148. The East Indies: Philippine Alphabets
The spread of the Hindu alphabet within India, over southeastern Asia, and into the East Indian archipelago, cannot be followed here because it is an intricate story, interwoven with the history of Brahmanism and Buddhism. It may be said that in general, with the chief exception of China, Hindu writing followed where Hindu religion penetrated. But it may be illuminating to touch briefly on one of the extensions.
In the early centuries after Christ, Hindus began to reach the East Indies, especially Sumatra and Java. Here they established principalities or kingdoms and their religion. Many arts were also imported by them, such as iron working, batik dyeing, sculpture, drama, and writing. From perhaps the sixth to the fifteenth centuries, the Malaysian population of Java lived under a heavy layer of Hindu culture (§ [104], [126], [262]), and literacy evidently became fairly widespread. Greater or less portions of this culture were transported to the other East Indian islands and with them went writing. In the Philippines, the Spaniards of the sixteenth century found several related alphabets, one to each of the principal nationalities, which seem derived from Bengal some eight hundred years before.
The Malayan languages are unusually simple in their array of sounds. Hence the greater part of the elaborate Sanskrit alphabet was discarded by them. But the salient characteristics of Sanskrit writing were retained. A consonant was read as consonant plus A. Points were provided if the consonant was to be read with other vowels. Of such points, the Philippine alphabets employed only two. One, put above the consonant, served indiscriminately for I and E, the other, below, for U and O. The position of the points connects them with the Sanskrit vowel signs. In this way the Philippine languages were adequately rendered with a set of about twelve consonantal letters, three for the independent vowels, and two vowel points.
At the time of the Spanish discovery, the native Philippine alphabets were already meeting Arabic writing, which had shortly before been introduced in the southern islands with Mohammedanism. The Spaniards of course brought the Roman alphabet. Under this double competition the use of native writing soon began to decay. The most advanced of the Filipino nationalities, such as the Tagalog and Bisaya, have long since given up their old letters. Yet it has recently been discovered that two varieties of the native writing still survive—both of them among backward tribes: the Tagbanua of Palawan and the Mangyan of Mindoro. Here in the jungle, among half clothed savages living under rude thatches and without firearms or government, the remotest descendants of the ancient Sanskrit alphabet linger.
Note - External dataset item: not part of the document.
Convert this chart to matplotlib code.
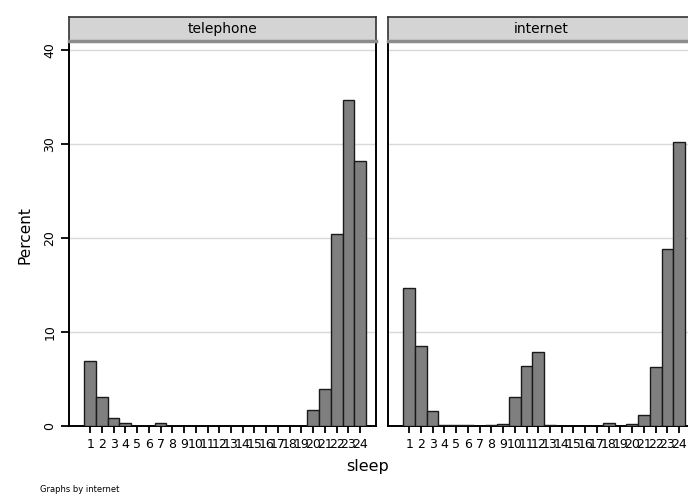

Three widely different descendants of the primitive Semitic alphabet have therefore met in this archipelago. One, beginning its journey some twenty-five hundred years ago, traveled via Arabia and northern India, probably reaching the Philippines by 800 A.D. The second evolved in the Semitic homeland, finally poured out of northern Arabia with Mohammedanism, was carried across India to the Malay Peninsula, and thence leaped across the sea to Borneo and the Philippines about 1,400 A.D. The third followed the longest journey: from the Phœnicians to the Greeks, to southern Italy, to Rome, to Spain, and, after Columbus, to Mexico, and then across the Pacific ocean to Manila shortly before A.D. 1,600.